The Company has an unsecured $150 million credit facility with a bank to provide letters of credit and other borrowing capacity over a five-year term ending in December 2009 (the “Letter of Credit Facility”). The costs of these letters of credit are expected to be approximately the same as borrowings under its $400 million facility discussed above. As of December 31, 2005, $5.9 million was available for use under this revolving credit facility. The Revolving Facility and the multi-currency revolving credit facilities described below are also used for the issuance of letters of credit and bank guarantees.
The Company has three unsecured multi-currency revolving bank credit facilities totaling $121.4 million at December 31, 2005, of which $50.8 million was unused. When rates are favorable, the Company also borrows from other banks under short-term uncommitted agreements. Various foreign subsidiaries maintain other secured and unsecured lines of credit and overdraft facilities with a number of banks. Amounts borrowed under these agreements are included in short-term borrowings.
At December 31, 2005, the Company had $76.7 million of Senior Notes outstanding that are scheduled to be repaid in 2006 through 2008, including $18.3 million which was paid as scheduled in January 2006. Interest on each series of the Senior Notes is payable semiannually, and the Company has the option to prepay all or a portion of the Senior Notes prior to maturity subject to a make-whole provision. The Senior Notes are unsecured. On February 28, 2006, the Company gave notice to the holders of the Senior Notes that the Company would elect to prepay the remaining $58.4 million outstanding in the first quarter of 2006. A make-whole payment of approximately $1.7 million is expected to be paid in connection with this prepayment.
The Company’s Brink’s, BHS and BAX Global subsidiaries have guaranteed the Revolving Facility, the Letter of Credit Facility and the Senior Notes. As of January 31, 2006, BAX Global is no longer a guarantor. The Revolving Facility, the Letter of Credit Facility, the agreement under which the Senior Notes were issued and the multi-currency revolving bank credit facilities each contain various financial and other covenants. The financial covenants, among other things, limit the Company’s total indebtedness, limit the use of proceeds on sales of assets (including the sale of BAX Global), provide for minimum coverage of interest costs, and require the Company to maintain a minimum level of net worth. The credit agreements do not provide for the acceleration of payments should the Company's credit rating be reduced. If the Company were not to comply with the terms of its various loan agreements, the repayment terms could be accelerated and the commitment could be withdrawn.

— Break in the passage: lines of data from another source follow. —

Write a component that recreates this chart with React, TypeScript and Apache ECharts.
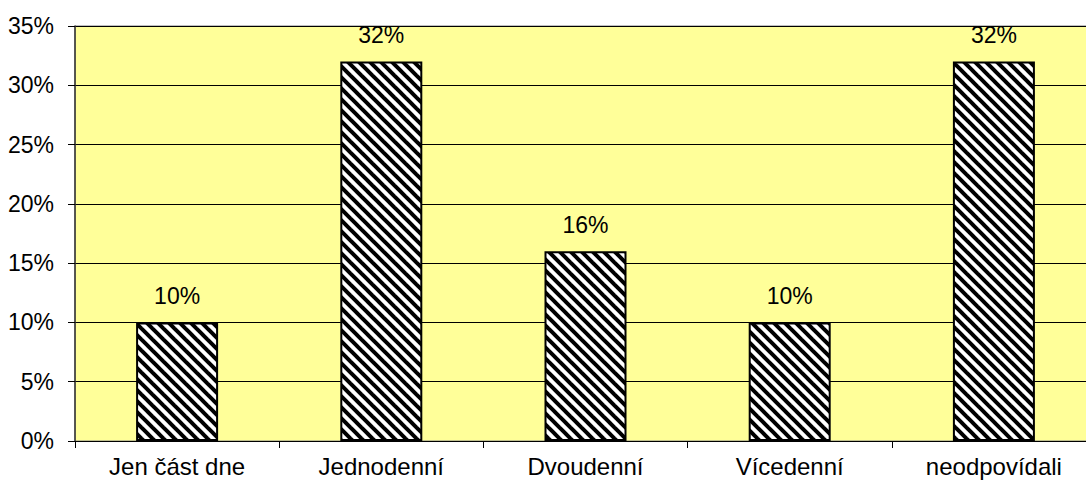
import React, { useEffect, useRef } from "react";
import * as echarts from "echarts";

const categories = ["Jen část dne", "Jednodenní", "Dvoudenní", "Vícedenní", "neodpovídali"];
const shares = [10, 32, 16, 10, 32];
const yTicks = [0, 5, 10, 15, 20, 25, 30, 35];

const FONT = "'Liberation Sans', Arial, sans-serif";

// Diagonal black/white hatch tile used as the bar fill
function makeHatch(): HTMLCanvasElement {
  const size = 11;
  const c = document.createElement("canvas");
  c.width = size;
  c.height = size;
  const ctx = c.getContext("2d")!;
  ctx.fillStyle = "#ffffff";
  ctx.fillRect(0, 0, size, size);
  ctx.strokeStyle = "#000000";
  ctx.lineWidth = 4;
  for (let k = -1; k <= 1; k++) {
    ctx.beginPath();
    ctx.moveTo(k * size - 2, -2);
    ctx.lineTo(k * size + size + 2, size + 2);
    ctx.stroke();
  }
  return c;
}

export default function App() {
  const ref = useRef<HTMLDivElement>(null);

  useEffect(() => {
    if (!ref.current) return;
    const chart = echarts.init(ref.current, null, { renderer: "svg" });
    const hatch = makeHatch();
    chart.setOption({
      animation: false,
      grid: {
        left: 75,
        right: 0,
        top: 26,
        bottom: 50,
        show: true,
        backgroundColor: "#ffff99",
        borderColor: "#808080",
        borderWidth: 1,
      },
      xAxis: {
        type: "category",
        data: categories,
        axisLine: { show: true, lineStyle: { color: "#000", width: 1 } },
        axisTick: { show: true, alignWithLabel: false, length: 7, lineStyle: { color: "#000" } },
        axisLabel: { fontFamily: FONT, fontSize: 24, color: "#000", margin: 13 },
      },
      yAxis: {
        type: "value",
        min: yTicks[0],
        max: yTicks[yTicks.length - 1],
        interval: 5,
        axisLine: { show: true, lineStyle: { color: "#333", width: 1.5 } },
        axisTick: { show: true, length: 7, lineStyle: { color: "#000" } },
        axisLabel: {
          fontFamily: FONT,
          fontSize: 23,
          color: "#000",
          margin: 21,
          formatter: (v: number) => `${v}%`,
        },
        splitLine: { show: true, lineStyle: { color: "#000", width: 1 } },
      },
      series: [
        {
          type: "bar",
          data: shares,
          barWidth: 82,
          itemStyle: {
            color: { image: hatch, repeat: "repeat", imageWidth: 11, imageHeight: 11 },
            borderColor: "#000",
            borderWidth: 2,
          },
          label: {
            show: true,
            position: "top",
            distance: 15,
            fontFamily: FONT,
            fontSize: 23,
            color: "#000",
            formatter: (p: any) => `${p.value}%`,
          },
        },
      ],
    });
    return () => chart.dispose();
  }, []);

  // The plot runs a little past the right edge of the visible frame
  return (
    <div style={{ position: "fixed", left: 0, top: 0, width: 1086, height: 491, overflow: "hidden", background: "#fff" }}>
      <div ref={ref} style={{ width: 1096, height: 491 }} />
    </div>
  );
}
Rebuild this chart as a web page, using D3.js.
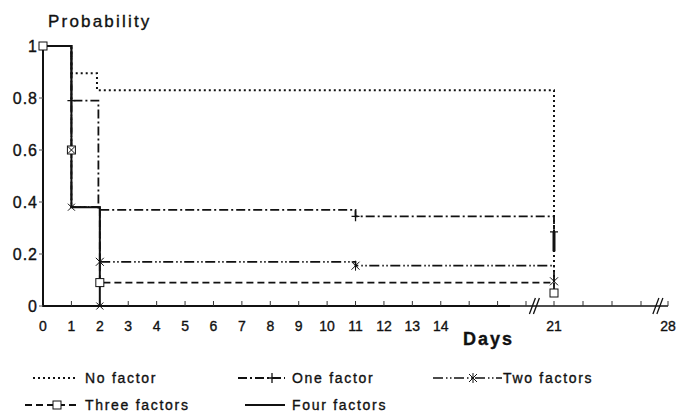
<!DOCTYPE html>
<html>
<head>
<meta charset="utf-8">
<script src="https://cdn.jsdelivr.net/npm/d3@7"></script>
<style>
  body { margin: 0; background: #fff; }
  text { font-family: "Liberation Sans", Arial, sans-serif; fill: #111; stroke: #111; stroke-width: 0.35px; }
</style>
</head>
<body>
<div id="chart"></div>
<script>
// survival curves, step after each time
var noFactorDays = [0, 1, 1.9, 21];
var noFactorProb = [1, 0.895, 0.83, 0.09];

var oneFactorDays = [0, 1, 1.95, 11, 21];
var oneFactorProb = [1, 0.79, 0.37, 0.345, 0.285];
var oneFactorDay21 = [0.285, 0.21];

var twoFactorsDays = [0, 1, 2, 11, 21];
var twoFactorsProb = [1, 0.38, 0.17, 0.155, 0.095];

var threeFactorsDays = [0, 1, 2, 21];
var threeFactorsProb = [1, 0.38, 0.09, 0.05];

var fourFactorsDays = [0, 1, 2];
var fourFactorsProb = [1, 0.38, 0];

// marker points [day, prob]
var oneFactorMarks = [[1, 0.79], [11, 0.345], [21, 0.285]];
var twoFactorsMarks = [[2, 0.17], [11, 0.155], [21, 0.095]];
var threeFactorsMarks = [[0, 1], [1, 0.6], [2, 0.09], [21, 0.05]];
var fourFactorsMarks = [[1, 0.38], [2, 0]];

var xTickDays = [1, 2, 3, 4, 5, 6, 7, 8, 9, 10, 11, 12, 13, 14, 15, 16, 17, 21, 22, 23, 24, 28];
var xTickLabels = [0, 1, 2, 3, 4, 5, 6, 7, 8, 9, 10, 11, 12, 13, 14, 21, 28];
var yTicks = [0, 0.2, 0.4, 0.6, 0.8, 1];
var axisBreaks = [18.2, 26.5];

var width = 680, height = 417;

var svg = d3.select("#chart").append("svg")
    .attr("width", width)
    .attr("height", height);

svg.append("rect").attr("width", width).attr("height", height).attr("fill", "#fff");

// broken time axis: 0-17 linear, then 21 and 28
var x = d3.scaleLinear()
    .domain([0, 17, 21, 24, 28])
    .range([43, 526, 554, 641, 668]);

var y = d3.scaleLinear()
    .domain([0, 1])
    .range([306, 46]);

// axes
svg.append("line")
    .attr("x1", x(0)).attr("x2", x(0))
    .attr("y1", y(0) + 1).attr("y2", y(1) - 2)
    .attr("stroke", "#111").attr("stroke-width", 2);

svg.append("line")
    .attr("x1", x(0) - 1).attr("x2", 510)
    .attr("y1", y(0)).attr("y2", y(0))
    .attr("stroke", "#111").attr("stroke-width", 2.2);

svg.append("line")
    .attr("x1", 510).attr("x2", x(28))
    .attr("y1", y(0)).attr("y2", y(0))
    .attr("stroke", "#111").attr("stroke-width", 1.4);

svg.selectAll(".xtick")
    .data(xTickDays)
    .enter().append("line")
    .attr("class", "xtick")
    .attr("x1", function (d) { return x(d); })
    .attr("x2", function (d) { return x(d); })
    .attr("y1", y(0))
    .attr("y2", y(0) - 5)
    .attr("stroke", "#333").attr("stroke-width", 1);

svg.selectAll(".xlabel")
    .data(xTickLabels)
    .enter().append("text")
    .attr("class", "xlabel")
    .attr("x", function (d) { return x(d); })
    .attr("y", 331)
    .attr("text-anchor", "middle")
    .style("font-size", "14px")
    .text(function (d) { return d; });

// axis break marks
axisBreaks.forEach(function (b) {
    [-2, 2].forEach(function (off) {
        svg.append("line")
            .attr("x1", x(b) + off - 3).attr("x2", x(b) + off + 3)
            .attr("y1", y(0) + 8).attr("y2", y(0) - 8)
            .attr("stroke", "#111").attr("stroke-width", 1.3);
    });
});

svg.selectAll(".ytick")
    .data(yTicks)
    .enter().append("line")
    .attr("class", "ytick")
    .attr("x1", x(0) - 4)
    .attr("x2", x(0))
    .attr("y1", function (d) { return y(d); })
    .attr("y2", function (d) { return y(d); })
    .attr("stroke", "#555").attr("stroke-width", 1);

svg.selectAll(".ylabel")
    .data(yTicks)
    .enter().append("text")
    .attr("class", "ylabel")
    .attr("x", 38)
    .attr("y", function (d) { return y(d) + 5.5; })
    .attr("text-anchor", "end")
    .style("font-size", "16px")
    .style("letter-spacing", "1px")
    .text(function (d) { return d; });

svg.append("text")
    .attr("x", 48).attr("y", 27)
    .style("font-size", "17px")
    .style("letter-spacing", "2.2px")
    .text("Probability");

svg.append("text")
    .attr("x", 463).attr("y", 345)
    .style("font-size", "18px")
    .style("font-weight", "bold")
    .style("letter-spacing", "2px")
    .text("Days");

// curves
var line = d3.line()
    .x(function (d) { return x(d[0]); })
    .y(function (d) { return y(d[1]); })
    .curve(d3.curveStepAfter);

function zipped(days, probs) {
    return days.map(function (d, i) { return [d, probs[i]]; });
}

var series = [
    { name: "No factor", pts: zipped(noFactorDays, noFactorProb), dash: "2,3", w: 2, marks: [], mark: "none" },
    { name: "One factor", pts: zipped(oneFactorDays, oneFactorProb), dash: "9,3,2,3", w: 1.8, marks: oneFactorMarks, mark: "plus" },
    { name: "Two factors", pts: zipped(twoFactorsDays, twoFactorsProb), dash: "10,3,1.5,2.5,1.5,2.5", w: 1.7, marks: twoFactorsMarks, mark: "star" },
    { name: "Three factors", pts: zipped(threeFactorsDays, threeFactorsProb), dash: "7,4", w: 1.8, marks: threeFactorsMarks, mark: "square" },
    { name: "Four factors", pts: zipped(fourFactorsDays, fourFactorsProb), dash: null, w: 2, marks: fourFactorsMarks, mark: "cross" }
];

function drawMark(g, type, cx, cy) {
    if (type == "plus") {
        g.append("path").attr("d", "M" + (cx - 4) + "," + cy + "H" + (cx + 4) + "M" + cx + "," + (cy - 5) + "V" + (cy + 5))
            .attr("stroke", "#111").attr("stroke-width", 1.3).attr("fill", "none");
    } else if (type == "star") {
        g.append("path").attr("d", "M" + (cx - 4) + "," + (cy - 4) + "L" + (cx + 4) + "," + (cy + 4) +
                "M" + (cx - 4) + "," + (cy + 4) + "L" + (cx + 4) + "," + (cy - 4) +
                "M" + cx + "," + (cy - 5) + "V" + (cy + 5))
            .attr("stroke", "#111").attr("stroke-width", 1).attr("fill", "none");
    } else if (type == "square") {
        g.append("rect").attr("x", cx - 4).attr("y", cy - 4).attr("width", 8).attr("height", 8)
            .attr("stroke", "#111").attr("stroke-width", 1).attr("fill", "#fff");
    } else if (type == "cross") {
        g.append("path").attr("d", "M" + (cx - 3.5) + "," + (cy - 3.5) + "L" + (cx + 3.5) + "," + (cy + 3.5) +
                "M" + (cx - 3.5) + "," + (cy + 3.5) + "L" + (cx + 3.5) + "," + (cy - 3.5))
            .attr("stroke", "#111").attr("stroke-width", 1).attr("fill", "none");
    }
}

var plot = svg.append("g");

series.forEach(function (s) {
    plot.append("path")
        .datum(s.pts)
        .attr("d", line)
        .attr("fill", "none")
        .attr("stroke", "#111")
        .attr("stroke-width", s.w)
        .attr("stroke-dasharray", s.dash);
});

// heavy drop of one factor at day 21
plot.append("line")
    .attr("x1", x(21)).attr("x2", x(21))
    .attr("y1", y(oneFactorDay21[0])).attr("y2", y(oneFactorDay21[1]))
    .attr("stroke", "#111").attr("stroke-width", 3);

series.forEach(function (s) {
    s.marks.forEach(function (m) {
        drawMark(plot, s.mark, x(m[0]), y(m[1]));
    });
});
// the three-factor square at day 1 also carries a cross
drawMark(plot, "cross", x(1), y(0.6));

// legend
var legendItems = [
    { s: series[0], x0: 33, x1: 77, tx: 85, ty: 378, mx: null },
    { s: series[1], x0: 238, x1: 285, tx: 292, ty: 378, mx: 272 },
    { s: series[2], x0: 433, x1: 502, tx: 503, ty: 378, mx: 473 },
    { s: series[3], x0: 25, x1: 78, tx: 85, ty: 405, mx: 57 },
    { s: series[4], x0: 245, x1: 285, tx: 292, ty: 405, mx: null }
];

legendItems.forEach(function (it) {
    svg.append("line")
        .attr("x1", it.x0).attr("x2", it.x1)
        .attr("y1", it.ty).attr("y2", it.ty)
        .attr("stroke", "#111")
        .attr("stroke-width", it.s.w)
        .attr("stroke-dasharray", it.s.dash);
    if (it.mx !== null) {
        drawMark(svg, it.s.mark, it.mx, it.ty);
    }
    svg.append("text")
        .attr("x", it.tx).attr("y", it.ty + 5)
        .style("font-size", "14px")
        .style("letter-spacing", "1.7px")
        .text(it.s.name);
});
</script>
</body>
</html>
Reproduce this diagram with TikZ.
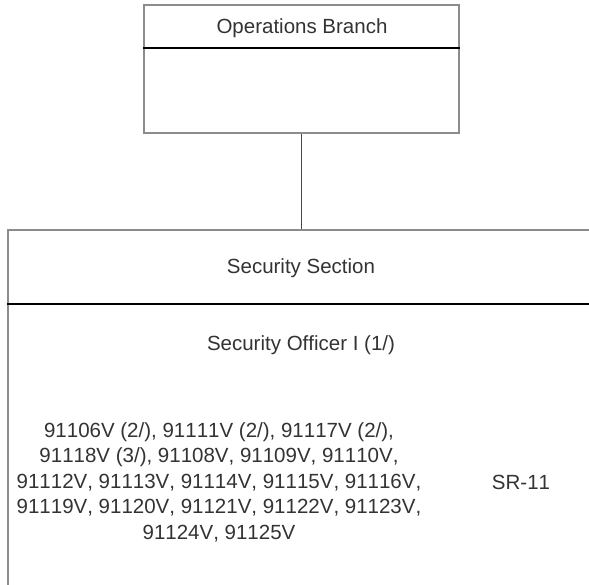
\documentclass[tikz,border=0pt]{standalone}
\usepackage{fontspec}
\setmainfont{Liberation Sans}[Kerning=Off]
\begin{document}
\begin{tikzpicture}[x=1pt,y=-1pt,
  boxframe/.style={draw=black!45, line width=1.3pt, rectangle, inner sep=0pt},
  divider/.style={draw=black, line width=1.5pt},
  conn/.style={draw=black!72, line width=1.4pt},
  txt/.style={text=black!80, font=\fontsize{20.5}{25.5}\selectfont, inner sep=0pt}]
\useasboundingbox (0,0) rectangle (589,585);
\clip (0,0) rectangle (589,585);
\fill[white] (0,0) rectangle (589,585);
% upper box
\node[boxframe, minimum width=315pt, minimum height=128pt] (ops) at (301.5,69) {};
\coordinate (d1) at (0,48);
\draw[divider] (ops.west |- d1) -- (ops.east |- d1);
\node[txt, anchor=base] (opsname) at (302,34) {Operations Branch};
% lower box
\node[boxframe, minimum width=620pt, minimum height=410pt] (sec) at (318,435) {};
\coordinate (d2) at (0,304);
\draw[divider] (sec.west |- d2) -- (sec.east |- d2);
\node[txt, anchor=base] (secname) at (301,274) {Security Section};
\node[txt, anchor=base] (officer) at (301,350) {Security Officer I (1/)};
\node[txt, anchor=north, align=center] (codes) at (219,422) {91106V (2/), 91111V (2/), 91117V (2/),\\
91118V (3/), 91108V, 91109V, 91110V,\\
91112V, 91113V, 91114V, 91115V, 91116V,\\
91119V, 91120V, 91121V, 91122V, 91123V,\\
91124V, 91125V};
\node[txt, anchor=base] (sr) at (521,489) {SR-11};
% connector
\draw[conn] (ops.south) -- (ops.south |- sec.north);
\end{tikzpicture}
\end{document}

An acceleration of the repayment terms under one agreement could trigger the acceleration of the repayment terms under the other loan agreements. The Company was in compliance with all financial covenants at December 31, 2005.
In 2003, at the Company’s request, the Peninsula Ports Authority of Virginia issued a new series of bonds to replace the previous bonds related to Dominion Terminal Associates, a deep water coal terminal in which the Company no longer has an interest. The Company continues to pay interest on and guarantee payment of the $43.2 million principal of the new bonds and ultimately will have to pay for the retirement of the new bonds in accordance with the terms of the guarantee. The new bonds bear a fixed interest rate of 6.0% and mature in 2033. The new bonds may mature prior to 2033 upon the occurrence of specified events such as the determination that the bonds are taxable or the failure of the Company to abide by the terms of its guarantee.
The Company believes it has adequate sources of liquidity to meet its near-term requirements.
Equity
At December 31, 2005, the Company had 100 million shares of common stock authorized and 58.7 million shares issued and outstanding. Of the outstanding shares at December 31, 2005, 1.2 million shares were held by The Brink’s Company Employee Benefit Trust and have been accounted for in a manner similar to treasury stock for earnings per share purposes. The Company has the authority to issue up to 2.0 million shares of preferred stock, par value $10 per share.
The Company has the authority to repurchase up to 1.0 million shares of common stock with an aggregate purchase price limitation of $19.1 million. The Company made no repurchases under this program during 2005 or 2004.